Quote, verbatim, all material below, without pictures.

Supplied data >>
____________
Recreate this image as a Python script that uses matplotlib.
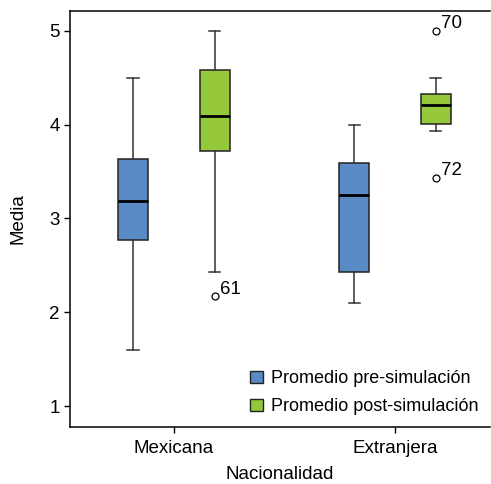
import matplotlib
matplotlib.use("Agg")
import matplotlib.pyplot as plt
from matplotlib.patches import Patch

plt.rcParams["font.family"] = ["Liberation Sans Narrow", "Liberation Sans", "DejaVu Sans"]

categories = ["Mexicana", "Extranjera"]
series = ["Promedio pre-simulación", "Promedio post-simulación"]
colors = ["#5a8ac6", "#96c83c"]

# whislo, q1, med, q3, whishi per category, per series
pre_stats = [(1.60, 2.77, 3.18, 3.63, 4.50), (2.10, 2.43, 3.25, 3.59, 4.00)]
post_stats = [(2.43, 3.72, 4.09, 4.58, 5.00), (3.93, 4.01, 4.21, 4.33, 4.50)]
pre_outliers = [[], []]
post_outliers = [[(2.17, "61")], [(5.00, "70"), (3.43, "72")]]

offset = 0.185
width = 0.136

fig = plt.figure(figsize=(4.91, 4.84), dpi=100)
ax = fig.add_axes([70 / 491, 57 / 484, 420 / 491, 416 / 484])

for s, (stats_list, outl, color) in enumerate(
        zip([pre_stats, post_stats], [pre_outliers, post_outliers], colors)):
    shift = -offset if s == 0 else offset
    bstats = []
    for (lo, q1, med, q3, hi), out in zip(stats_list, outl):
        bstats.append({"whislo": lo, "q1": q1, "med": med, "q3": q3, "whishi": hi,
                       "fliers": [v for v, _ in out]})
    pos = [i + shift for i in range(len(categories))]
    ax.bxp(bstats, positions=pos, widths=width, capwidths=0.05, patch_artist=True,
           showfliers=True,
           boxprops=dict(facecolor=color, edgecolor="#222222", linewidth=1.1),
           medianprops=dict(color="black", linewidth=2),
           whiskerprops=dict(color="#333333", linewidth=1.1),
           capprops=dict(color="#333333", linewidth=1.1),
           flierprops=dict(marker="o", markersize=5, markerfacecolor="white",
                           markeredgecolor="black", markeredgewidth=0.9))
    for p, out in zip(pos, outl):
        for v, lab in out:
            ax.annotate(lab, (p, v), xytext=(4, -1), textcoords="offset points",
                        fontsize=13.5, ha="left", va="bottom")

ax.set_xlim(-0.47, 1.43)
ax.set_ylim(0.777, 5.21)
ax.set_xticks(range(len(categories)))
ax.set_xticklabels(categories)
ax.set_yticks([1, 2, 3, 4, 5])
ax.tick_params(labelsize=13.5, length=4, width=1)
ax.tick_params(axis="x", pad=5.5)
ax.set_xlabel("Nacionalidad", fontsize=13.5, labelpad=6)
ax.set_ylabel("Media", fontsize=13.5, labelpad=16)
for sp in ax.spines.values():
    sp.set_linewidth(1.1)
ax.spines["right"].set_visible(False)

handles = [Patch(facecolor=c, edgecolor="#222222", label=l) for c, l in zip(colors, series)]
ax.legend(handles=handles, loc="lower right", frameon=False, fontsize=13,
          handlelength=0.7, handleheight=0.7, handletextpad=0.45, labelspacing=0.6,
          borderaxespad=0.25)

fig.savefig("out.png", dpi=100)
____________
Task result >>
Recreate this image as a Python script that uses matplotlib.
import matplotlib
matplotlib.use("Agg")
import matplotlib.pyplot as plt
from matplotlib.patches import Patch

plt.rcParams["font.family"] = ["Liberation Sans Narrow", "Liberation Sans", "DejaVu Sans"]

categories = ["Mexicana", "Extranjera"]
series = ["Promedio pre-simulación", "Promedio post-simulación"]
colors = ["#5a8ac6", "#96c83c"]

# whislo, q1, med, q3, whishi per category, per series
pre_stats = [(1.60, 2.77, 3.18, 3.63, 4.50), (2.10, 2.43, 3.25, 3.59, 4.00)]
post_stats = [(2.43, 3.72, 4.09, 4.58, 5.00), (3.93, 4.01, 4.21, 4.33, 4.50)]
pre_outliers = [[], []]
post_outliers = [[(2.17, "61")], [(5.00, "70"), (3.43, "72")]]

offset = 0.185
width = 0.136

fig = plt.figure(figsize=(4.91, 4.84), dpi=100)
ax = fig.add_axes([70 / 491, 57 / 484, 420 / 491, 416 / 484])

for s, (stats_list, outl, color) in enumerate(
        zip([pre_stats, post_stats], [pre_outliers, post_outliers], colors)):
    shift = -offset if s == 0 else offset
    bstats = []
    for (lo, q1, med, q3, hi), out in zip(stats_list, outl):
        bstats.append({"whislo": lo, "q1": q1, "med": med, "q3": q3, "whishi": hi,
                       "fliers": [v for v, _ in out]})
    pos = [i + shift for i in range(len(categories))]
    ax.bxp(bstats, positions=pos, widths=width, capwidths=0.05, patch_artist=True,
           showfliers=True,
           boxprops=dict(facecolor=color, edgecolor="#222222", linewidth=1.1),
           medianprops=dict(color="black", linewidth=2),
           whiskerprops=dict(color="#333333", linewidth=1.1),
           capprops=dict(color="#333333", linewidth=1.1),
           flierprops=dict(marker="o", markersize=5, markerfacecolor="white",
                           markeredgecolor="black", markeredgewidth=0.9))
    for p, out in zip(pos, outl):
        for v, lab in out:
            ax.annotate(lab, (p, v), xytext=(4, -1), textcoords="offset points",
                        fontsize=13.5, ha="left", va="bottom")

ax.set_xlim(-0.47, 1.43)
ax.set_ylim(0.777, 5.21)
ax.set_xticks(range(len(categories)))
ax.set_xticklabels(categories)
ax.set_yticks([1, 2, 3, 4, 5])
ax.tick_params(labelsize=13.5, length=4, width=1)
ax.tick_params(axis="x", pad=5.5)
ax.set_xlabel("Nacionalidad", fontsize=13.5, labelpad=6)
ax.set_ylabel("Media", fontsize=13.5, labelpad=16)
for sp in ax.spines.values():
    sp.set_linewidth(1.1)
ax.spines["right"].set_visible(False)

handles = [Patch(facecolor=c, edgecolor="#222222", label=l) for c, l in zip(colors, series)]
ax.legend(handles=handles, loc="lower right", frameon=False, fontsize=13,
          handlelength=0.7, handleheight=0.7, handletextpad=0.45, labelspacing=0.6,
          borderaxespad=0.25)

fig.savefig("out.png", dpi=100)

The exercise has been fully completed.